Dena Tauriello is a New Jersey–based drummer, educator, and author.

==Early life==
Tauriello grew up in Montville, New Jersey, and attended Montville Township High School, where she played softball and earned 11 varsity letters.

After seeing Karen Carpenter play the drums during a live performance, she was able to meet with her. This meeting inspired her to begin playing drums. She took drum lessons as a child, and continued taking private lessons for eight years.

Dena played drums in the all female cover band "Good Girl's Don't". GGD was a major attraction on the East Coast's cover band circuit drawing major crowds wherever they performed.

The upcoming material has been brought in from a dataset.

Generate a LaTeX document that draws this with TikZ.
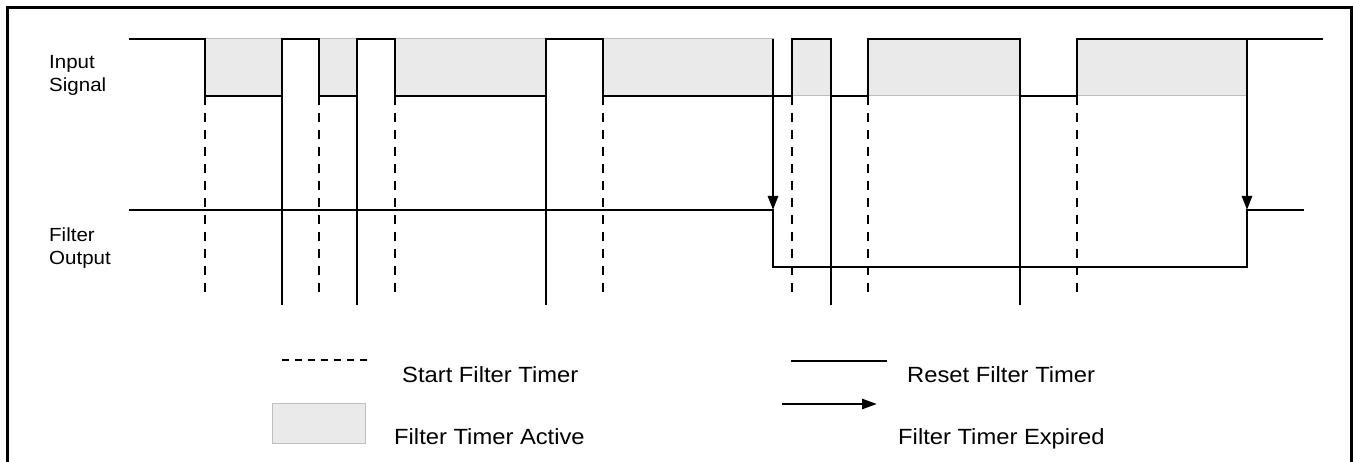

They also opened for many signed artists like Korn and Fuel.

In 1998, Dena replaced Kristen Henderson (guitar, bass), who originally played drums in Antigone Rising, before taking up guitar. Dena was the only drummer to audition for the band at that time, having less than 24 hours to prepare. She joined the band a short time after her audition.

Dena was also one of the original members of New Jersey's pop/punk/rock band "From The Desk of Sally". While in FDOS, Dena recorded the band's first demo and recorded all drum tracks for the band's first official release " Everything and Nothing". Dena departed before its release in 1999.

She lists The Carpenters, The Beatles and The Pretenders as some of her musical influences.

==Antigone Rising==

The band released four independent albums before they signed with a major label. Lava Records offered them a record deal in 2003, after Jasom Flom, the founder of Lava, saw one of their shows. Their major label debut From the Ground Up was released exclusively through Starbucks coffeeshops, in conjunction with Starbucks' Hear Music series.

The band was recently released from its contract with Atlantic Records. They are now signed to Starbucks record label. They are currently recording their upcoming album tentatively scheduled for release in the summer of 2007.

==Recognition==
Dena is featured in the September 2018 issue of Modern Drummer magazine.